L'influence politique restreinte du Vatican sur les chrétiens
Une évaluation de la situation des chrétiens au Liban révèle clairement une divergence de visions entre le Vatican et les forces politiques chrétiennes libanaises, ce qui conduit à la conclusion que la présence chrétienne au Liban est menacée.

Des sources qui suivent de près les démarches du Vatican envers le Liban affirment que le Saint-Siège se trouve limité dans sa capacité à influencer les partenaires chrétiens du pays. Ces derniers accueillent les responsables du Vatican avec des honneurs cérémoniels et montrent leur appréciation en se contentant de respecter le protocole.  Cependant, ils ne prennent pas sérieusement en compte les perspectives non seulement en faveur des intérêts des chrétiens, mais également ceux du Liban et de l'ensemble de sa population.

Selon ces mêmes sources, quiconque croit que le Vatican peut influencer les agendas du Hezbollah au Liban se trompe grandement. Malgré l'intervention de grands acteurs internationaux dans la vacance présidentielle et le conflit dans le sud du pays, aucun n'a réussi à contraindre le Hezbollah à reculer ne serait-ce qu'une fois. D’après ces sources d’information, la présence du Vatican, comme celle du patriarcat maronite et d'autres factions libanaises opposées aux projets du Hezbollah, exerce peu d'influence.

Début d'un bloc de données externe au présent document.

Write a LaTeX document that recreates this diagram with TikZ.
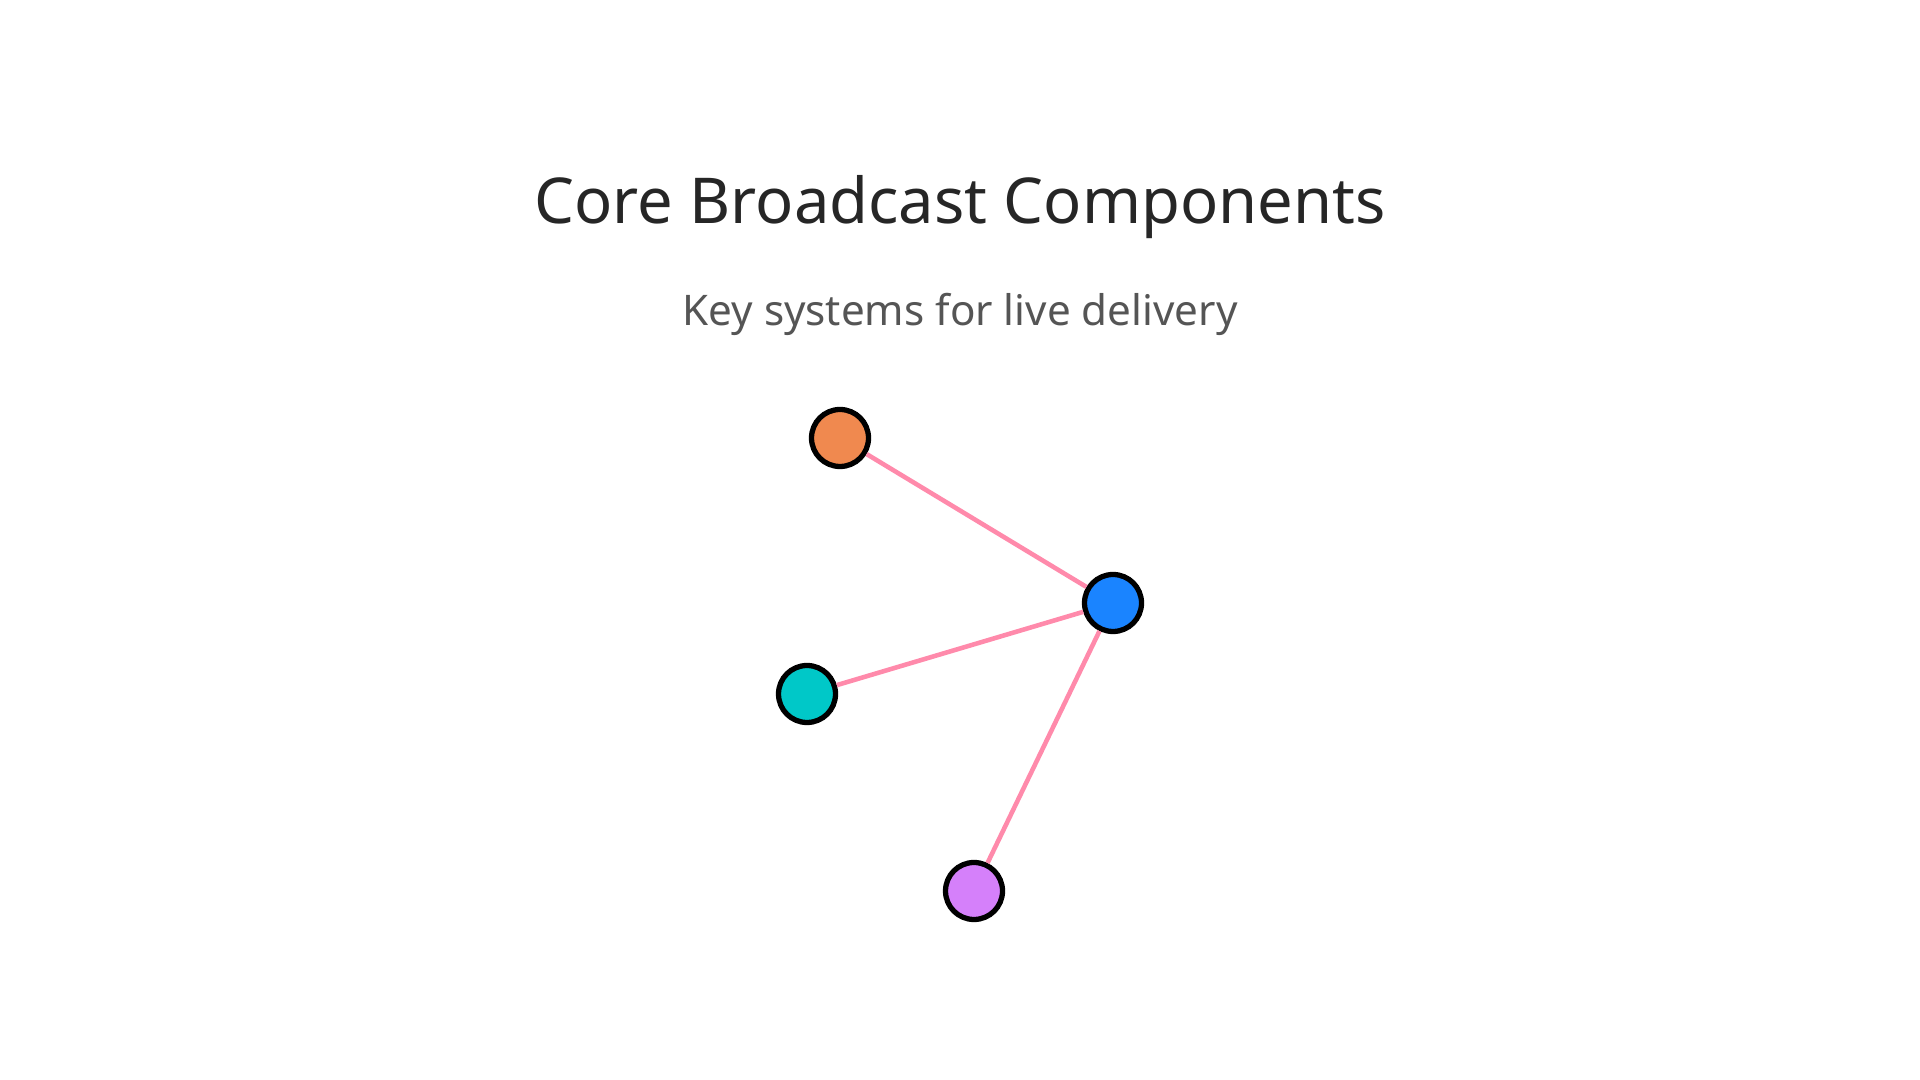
\documentclass[tikz,border=0pt]{standalone}
\usepackage{fontspec}
\setmainfont{Noto Sans}
\usetikzlibrary{positioning}
\definecolor{TitleGray}{HTML}{262626}
\definecolor{SubGray}{HTML}{555555}
\definecolor{LinkPink}{HTML}{FF8AAB}
\definecolor{NodeOrange}{HTML}{F0894F}
\definecolor{NodeBlue}{HTML}{1A84FF}
\definecolor{NodeTeal}{HTML}{00C8C8}
\definecolor{NodePurple}{HTML}{D580FA}

\begin{document}
\begin{tikzpicture}[dot/.style={circle,draw=black,line width=1.5pt,
 minimum size=0.57cm,inner sep=0pt},
 link/.style={draw=LinkPink,line width=1.3pt}]
\useasboundingbox (0,0) rectangle (19.2,10.8);
\node[anchor=base,text=TitleGray,font=\fontsize{18}{22}\selectfont] (title) at (9.6,8.56) {Core Broadcast Components};
\node[anchor=base,text=SubGray,font=\fontsize{12}{14}\selectfont] (subtitle) at (9.6,7.54) {Key systems for live delivery};
\node[dot,fill=NodeOrange] (orange) at (8.40,6.42) {};
\node[dot,fill=NodeBlue] (hub) at (11.13,4.77) {};
\node[dot,fill=NodeTeal] (teal) at (8.07,3.86) {};
\node[dot,fill=NodePurple] (purple) at (9.74,1.89) {};
\draw[link] (orange) -- (hub);
\draw[link] (teal) -- (hub);
\draw[link] (purple) -- (hub);
\end{tikzpicture}
\end{document}
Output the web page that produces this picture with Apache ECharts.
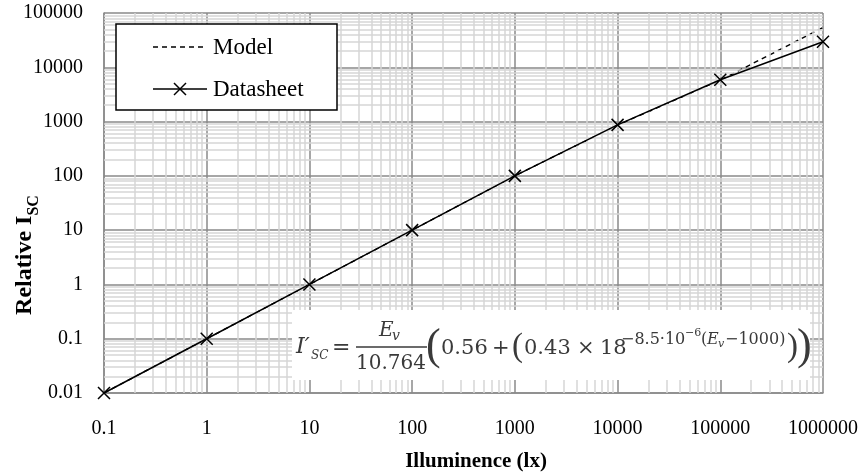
<!DOCTYPE html>
<html>
<head>
<meta charset="utf-8">
<script src="https://cdn.jsdelivr.net/npm/echarts@6/dist/echarts.min.js"></script>
<style>
  html, body { margin: 0; padding: 0; background: #fff; }
  #chart { width: 861px; height: 476px; }
</style>
</head>
<body>
<div id="chart"></div>
<script>
// Illuminance (lx) at which the relative short-circuit current is given
const illuminance = [0.1, 1, 10, 100, 1000, 10000, 100000, 1000000];
// Relative I_SC from the fitted model (dashed)
const modelIsc = [0.01, 0.1, 1, 10, 100, 860, 5800, 54000];
// Relative I_SC from the datasheet (solid, x markers)
const datasheetIsc = [0.01, 0.1, 1, 10, 100, 870, 5900, 29500];

const seriesNames = ['Model', 'Datasheet'];
const xTickLabels = ['0.1', '1', '10', '100', '1000', '10000', '100000', '1000000'];
const yTickLabels = ['0.01', '0.1', '1', '10', '100', '1000', '10000', '100000'];
const xDecades = [-1, 6];
const yDecades = [-2, 5];

const SERIF = "'Liberation Serif', 'Times New Roman', serif";
const MATH = "'DejaVu Serif', serif";
const INK = '#3a3a3a';

// Minor log grid positions: 2..9 within each decade
function minorGrid(range) {
  const out = [];
  for (let e = range[0]; e < range[1]; e++) {
    for (let m = 2; m <= 9; m++) out.push(+(m * Math.pow(10, e)).toPrecision(3));
  }
  return out;
}

function tickText(labels, first) {
  return function (v) {
    const i = Math.round(Math.log10(v)) - first;
    return labels[i] !== undefined ? labels[i] : '';
  };
}

function piece(x, y, text, size, extra) {
  return {
    type: 'text', x: x, y: y, z: 60,
    style: Object.assign({
      text: text, fontSize: size, fontFamily: MATH, fill: INK,
      verticalAlign: 'middle', align: 'left'
    }, extra || {})
  };
}

// Equation box in the lower right of the plot
const formula = [
  { type: 'rect', z: 50, shape: { x: 292, y: 310, width: 518, height: 70 }, style: { fill: '#fff' } },
  piece(296, 347, 'I\u2032', 22, { fontStyle: 'italic' }),
  piece(311, 356, 'SC', 12, { fontStyle: 'italic' }),
  piece(332, 348, '=', 22),
  piece(379, 331, 'E', 20, { fontStyle: 'italic' }),
  piece(392, 336, 'v', 14, { fontStyle: 'italic' }),
  { type: 'line', z: 60, shape: { x1: 356, y1: 347, x2: 427, y2: 347 }, style: { stroke: INK, lineWidth: 1.3 } },
  piece(391, 364, '10.764', 20, { align: 'center' }),
  piece(426, 347, '(', 44, { fontFamily: SERIF }),
  piece(441, 349, '0.56', 21),
  piece(492, 349, '+', 21),
  piece(512, 347, '(', 33, { fontFamily: SERIF }),
  piece(524, 349, '0.43', 21),
  piece(577, 349, '\u00d7', 21),
  piece(600, 349, '18', 21),
  piece(621, 340, '\u22128.5\u00b710', 16),
  piece(685, 333, '\u22126', 11),
  piece(701, 340, '(', 16),
  piece(707, 340, 'E', 16, { fontStyle: 'italic' }),
  piece(718, 344, 'v', 11, { fontStyle: 'italic' }),
  piece(725, 340, '\u22121000)', 16),
  piece(787, 347, ')', 33, { fontFamily: SERIF }),
  piece(797, 347, ')', 44, { fontFamily: SERIF })
];

// Boxed key in the upper left of the plot
const key = [
  { type: 'rect', z: 50, shape: { x: 116, y: 24, width: 221, height: 86 }, style: { fill: '#fff', stroke: '#000', lineWidth: 1.5 } },
  { type: 'line', z: 60, shape: { x1: 153, y1: 47, x2: 204, y2: 47 }, style: { stroke: '#000', lineWidth: 1.4, lineDash: [5, 4] } },
  { type: 'text', z: 60, x: 213, y: 48, style: { text: seriesNames[0], fontFamily: SERIF, fontSize: 23, fill: '#000', verticalAlign: 'middle' } },
  { type: 'line', z: 60, shape: { x1: 153, y1: 89, x2: 207, y2: 89 }, style: { stroke: '#000', lineWidth: 1.5 } },
  { type: 'line', z: 60, shape: { x1: 174, y1: 83, x2: 186, y2: 95 }, style: { stroke: '#000', lineWidth: 1.5 } },
  { type: 'line', z: 60, shape: { x1: 186, y1: 83, x2: 174, y2: 95 }, style: { stroke: '#000', lineWidth: 1.5 } },
  { type: 'text', z: 60, x: 213, y: 90, style: { text: seriesNames[1], fontFamily: SERIF, fontSize: 23, fill: '#000', verticalAlign: 'middle' } }
];

// Axis titles
const titles = [
  {
    type: 'text', z: 60, x: 27, y: 255, rotation: Math.PI / 2,
    style: {
      text: '{a|Relative I}{b|SC}',
      align: 'center', verticalAlign: 'middle',
      rich: {
        a: { fontFamily: SERIF, fontSize: 24, fontWeight: 'bold', fill: '#000', lineHeight: 30, verticalAlign: 'bottom', padding: [0, 0, 5, 0] },
        b: { fontFamily: SERIF, fontSize: 16, fontWeight: 'bold', fill: '#000', lineHeight: 30, verticalAlign: 'bottom' }
      }
    }
  },
  {
    type: 'text', z: 60, x: 476, y: 462,
    style: {
      text: 'Illuminence (lx)', fontFamily: SERIF, fontSize: 21, fontWeight: 'bold',
      fill: '#000', align: 'center', verticalAlign: 'middle'
    }
  }
];

const chart = echarts.init(document.getElementById('chart'), null, { renderer: 'canvas' });

chart.setOption({
  animation: false,
  backgroundColor: '#fff',
  grid: { left: 104, right: 38, top: 13, bottom: 83, containLabel: false, outerBoundsMode: 'none' },
  xAxis: {
    type: 'log', logBase: 10,
    min: 0.1, max: 1000000,
    interval: 1, splitNumber: 7,
    axisLine: { show: true, lineStyle: { color: '#8a8a8a', width: 1.5 } },
    axisTick: { show: false },
    axisLabel: {
      fontFamily: SERIF, fontSize: 20, color: '#000', margin: 26,
      showMinLabel: true, showMaxLabel: true,
      formatter: tickText(xTickLabels, xDecades[0])
    },
    splitLine: { show: true, lineStyle: { color: '#8a8a8a', width: 1.5 } }
  },
  yAxis: {
    type: 'log', logBase: 10,
    min: 0.01, max: 100000,
    interval: 1, splitNumber: 7,
    axisLine: { show: true, lineStyle: { color: '#8a8a8a', width: 1.5 } },
    axisTick: { show: false },
    axisLabel: {
      fontFamily: SERIF, fontSize: 20, color: '#000', margin: 21,
      padding: [6, 0, 0, 0],
      showMinLabel: true, showMaxLabel: true,
      formatter: tickText(yTickLabels, yDecades[0])
    },
    splitLine: { show: true, lineStyle: { color: '#8a8a8a', width: 1.5 } }
  },
  series: [
    {
      // minor log gridlines
      name: 'grid',
      type: 'line',
      data: [],
      z: 1,
      silent: true,
      markLine: {
        silent: true,
        symbol: 'none',
        label: { show: false },
        emphasis: { disabled: true },
        lineStyle: { color: '#d6d6d6', width: 1.5, type: 'solid' },
        data: minorGrid(xDecades).map(v => ({ xAxis: v }))
          .concat(minorGrid(yDecades).map(v => ({ yAxis: v })))
      }
    },
    {
      name: seriesNames[0],
      type: 'line',
      z: 4,
      data: illuminance.map((x, i) => [x, modelIsc[i]]),
      showSymbol: false,
      symbol: 'none',
      itemStyle: { color: '#000' },
      lineStyle: { color: '#000', width: 1.4, type: [5, 4] }
    },
    {
      name: seriesNames[1],
      type: 'line',
      z: 5,
      data: illuminance.map((x, i) => [x, datasheetIsc[i]]),
      symbol: 'path://M0,0L10,10M10,0L0,10',
      symbolSize: 12,
      itemStyle: { color: '#000', borderColor: '#000', borderWidth: 1.5 },
      lineStyle: { color: '#000', width: 1.5, type: 'solid' }
    }
  ],
  graphic: formula.concat(key, titles)
});
</script>
</body>
</html>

Ces sources ont souligné que le Vatican reconnaît cette réalité sous différents angles et cherche à obtenir une percée au sein de la communauté chrétienne pour favoriser une position chrétienne unifiée en faveur de la présence de cette communauté au Liban. Cependant, jusqu'à présent et dans ce contexte déterminé, il n'a pas réussi à concrétiser une telle avancée. Certains partis chrétiens alignés sur le Hezbollah hésitent à confronter le parti chiite sur des questions cruciales telles que la guerre, les armes et le dossier présidentiel. Ce sentiment est particulièrement représenté par le Courant patriotique libre (CPL), dirigé par le député Gébran Bassil, résolu à sécuriser le siège présidentiel. Ses manœuvres stratégiques visent explicitement à évincer Sleiman Frangieh, chef des Marada, de la course présidentielle, le présentant ainsi comme le principal candidat alternatif.


De plus, ces sources ont mis en avant que le désaccord entre M. Bassil et le Hezbollah sur la question présidentielle ne relève pas d'un désaccord stratégique concernant le programme et les orientations du président en soi. Il relève plutôt d'une divergence tactique sur la manière dont un président pro-Moumana’a (de l'axe de la «Résistance») devrait accéder au pouvoir et sur l'identité de cette personne. Un examen factuel des positions de Gebran Bassil et de Sleiman Frangieh révèle une convergence fondamentale concernant les armes et les activités du Hezbollah. Et ce, malgré des différences rhétoriques quant au rôle du Hezbollah, à ses armements au Liban, à son agenda politique et à son allégeance à l'Iran.

Face à ces réalités, les milieux étroitement liés au suivi des initiatives du Vatican ont souligné que le Saint-Siège se heurte à des défis significatifs, voire insurmontables, pour concilier les points de vue politiques parmi les chrétiens qui soutiennent le Hezbollah ou s'y opposent. Le cardinal Pietro Parolin, secrétaire d'État du Vatican, a posé des questions percutantes à de nombreux interlocuteurs: comment certaines factions chrétiennes peuvent-elles justifier la vacance à la présidence, la seule position chrétienne à la tête d'un État au Moyen-Orient? Et comment peuvent-elles soutenir une guerre et l'utilisation d'armes en dehors du contrôle de l'État, en justifiant cela comme étant une pratique courante?

Le Vatican reconnaît que ses récentes tentatives pour convaincre les factions chrétiennes en conflit de faire des concessions ne produiront pas de résultats. Ainsi, dans un avenir proche, le Saint-Siège s'efforcera d'intensifier les initiatives sociales et économiques visant à préserver les chrétiens du Liban, en particulier les jeunes. Il est conscient de l'ampleur de la tâche qui l'attend. En effet, l'absence d'un État fonctionnel se traduit par une instabilité, un manque d'opportunités d'investissement et des perspectives d'emploi limitées. Or, ces conditions, si elles perdurent, conduisent inévitablement à l'émigration des jeunes.